If there’s one thing that makes Wimbledon Wimbledon, it’s the traditions. The contrast of the crisp green grass against the white outfits, the militarily precise ball girls and boys and the heaps of strawberries and cream are all part of what makes Wimbledon such a treat.
But Wimbledon also has a few traditions which don’t sit so well with us (and society) nowadays. That’s why – in a big step forward for gender equality – the All England Lawn Tennis Club (AELTC), who are in charge of the championships at Wimbledon, have ruled that female players can no longer be referred to by their marital status by umpires when they win matches.
The move will means that female players will now only be addressed by their last name when they win matches rather than also being referred to as “Miss” or “Mrs” – a privilege previously only given to male players.
Talking to the Telegraph, Alexandra Willis, who is head of communications, content and digital for the AELTC, said the move was the club’s attempt “to move with the times”.
“Some of the traditions — white clothing, playing on grass — they are our greatest strengths and the things that we do. Others absolutely have to move with the times,” she continued.
“Hopefully we surprise people with the way we do that.”
The move marks another step in the club’s attempt to establish equality between male and female tennis players at Wimbledon. In 2007, the competition became the last of all the Grand Slam events to award equal prize money for both male and female players.
And in 2009, the club made the decision to remove the titles “Miss” and “Mrs” from the tournaments scoreboards, because the equivalent “Mr” had never been used to refer to the men.
However, as always, there is still a lot of work that needs to be done – and with it, a lot of traditions that need to be overturned.

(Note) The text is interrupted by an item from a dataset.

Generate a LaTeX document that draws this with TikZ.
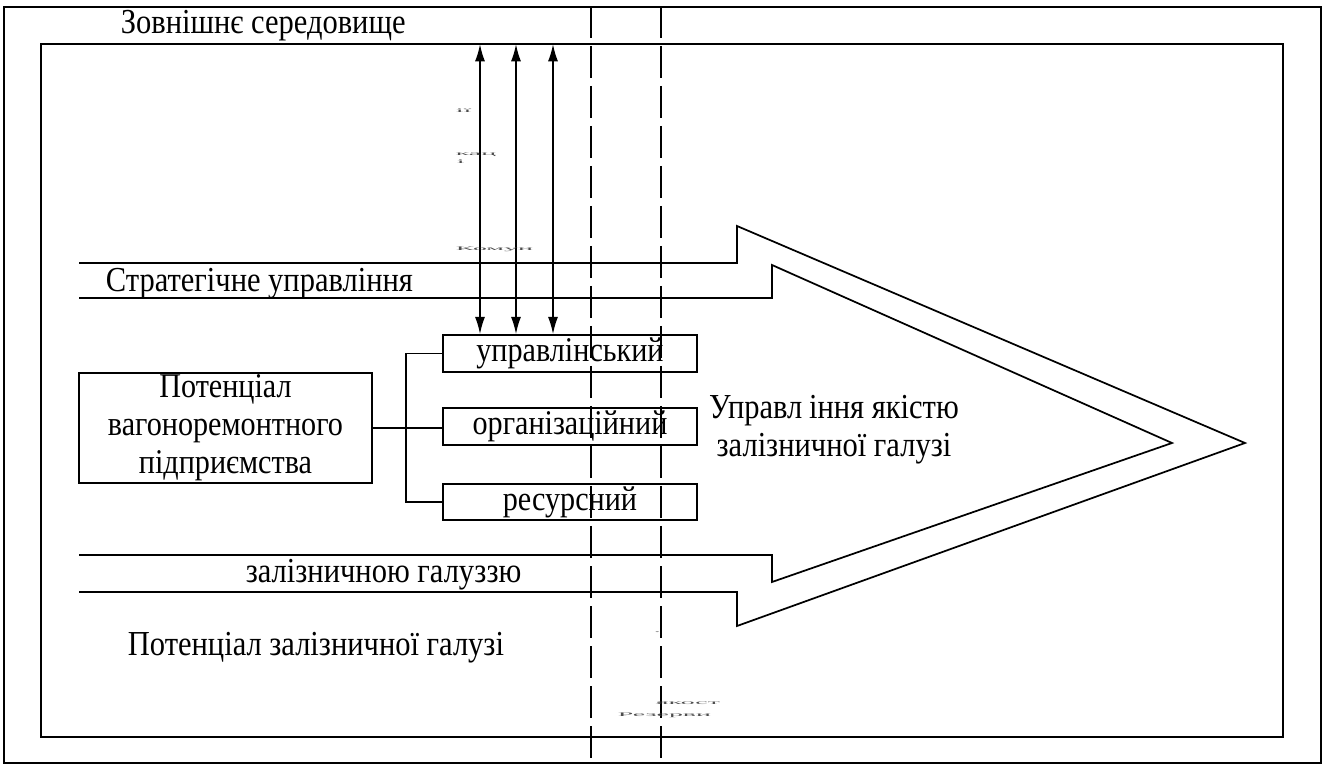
\documentclass[tikz,border=0pt]{standalone}
\usepackage{fontspec}
\setmainfont[FakeStretch=0.87]{Liberation Serif}
\usetikzlibrary{arrows.meta}
\begin{document}
\begin{tikzpicture}[x=0.75pt,y=-0.75pt,line width=1.3pt,
  txt/.style={inner sep=0pt,font=\fontsize{26.3}{28.5}\selectfont},
  boxn/.style={draw,inner sep=0pt,minimum width=190.5pt,minimum height=27.5pt,font=\fontsize{26}{28.5}\selectfont},
  dbl/.style={{Latex[length=13pt,width=7.5pt]}-{Latex[length=13pt,width=7.5pt]}},
  dsh/.style={line width=1.1pt,dash pattern=on 24pt off 6pt},
  tiny/.style={inner sep=0pt,text=black!70,font=\fontsize{24}{24}\selectfont}]
\useasboundingbox (0,0) rectangle (1325,766);
\fill[white] (0,0) rectangle (1325,766);
% frames
\draw (4,7) rectangle (1321,763);
\draw (41,44) rectangle (1283,737);
% big arrow
\draw (79,263) -- (737,263) -- (737,226) -- (1245,443) -- (737,626) -- (737,592) -- (79,592);
\draw (79,298) -- (772,298) -- (772,265) -- (1172,443) -- (772,582) -- (772,555) -- (79,555);
% boxes
\node[boxn] (upr) at (570,353.5) {управлінський};
\node[boxn] (org) at (570,426.5) {організаційний};
\node[boxn] (res) at (570,502) {ресурсний};
\node[draw,inner sep=0pt,minimum width=219.75pt,minimum height=82.5pt,align=center,font=\fontsize{26}{28.5}\selectfont] (pot) at (225.5,428) {Потенціал\\вагоноремонтного\\підприємства};
% connectors
\coordinate (brx) at (406,0);
\draw (pot.east) -- (pot.east -| org.west);
\draw (upr.west) -- (upr.west -| brx) -- (res.west -| brx) -- (res.west);
\coordinate (t1) at (480,44);
\coordinate (t2) at (516,44);
\coordinate (t3) at (553,44);
\draw[dbl] (t1) -- (t1 |- upr.north);
\draw[dbl] (t2) -- (t2 |- upr.north);
\draw[dbl] (t3) -- (t3 |- upr.north);
% dashed lines
\draw[line width=1.1pt] (591,7) -- (591,38);
\draw[line width=1.1pt] (661,7) -- (661,38);
\draw[dsh] (591,46) -- (591,766);
\draw[dsh] (661,46) -- (661,766);
% texts
\node[txt,anchor=west] (zs) at (120,26) {Зовнішнє середовище};
\node[txt,anchor=west] (su) at (105,284) {Стратегічне управління};
\node[txt,align=center] (uy) at (834,430) {Управл\kern5pt іння якістю\\залізничної галузі};
\node[txt,anchor=west] (zg) at (245,575) {залізничною галуззю};
\node[txt,anchor=west] (pz) at (127,648) {Потенціал залізничної галузі};
% tiny squashed labels
\node[tiny,anchor=west] (k1) at (455,111) {\scalebox{1}[0.17]{ії}};
\node[tiny,anchor=west] (k2) at (455,155) {\scalebox{1}[0.17]{кац}};
\node[tiny,anchor=west] (k3) at (456,162) {\scalebox{1}[0.17]{і}};
\node[tiny,anchor=west] (k4) at (455,249) {\scalebox{1}[0.17]{Комун}};
\node[tiny,anchor=west] (r0) at (653,632) {\scalebox{1}[0.17]{.}};
\node[tiny,anchor=west] (r1) at (655,703) {\scalebox{1}[0.17]{якост}};
\node[tiny,anchor=west] (r2) at (617,715) {\scalebox{1}[0.17]{Резерви}};
\end{tikzpicture}
\end{document}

Take the club’s infamous rule for women in the Wimbledon Compendium, for example. Bizarrely, all women who reach the semifinals or finals at Wimbledon are required to have their “marriage history” – their husband’s name, wedding date and location - logged in the compendium, which holds a glossary of the tournament’s history. As you can expect, no similar records are held for the men who reach these stages of the competition.
And despite the good news from this year’s tournament, women will still be referred to as “Miss” and “Mrs” on the champion’s boards – a sign that there’s still a way to go to achieve equality at all stages of the competition.
But all things considered, the traditional tournament has come a long way. Last year, history was made at Wimbledon as more women’s matches were scheduled on the tournament’s show courts than men’s – showing that women’s tennis continues to grow in popularity.
And with the buzz around the tournament’s breakthrough star Coco Gauff continuing to grow, it seems that momentum shows no sign of stopping.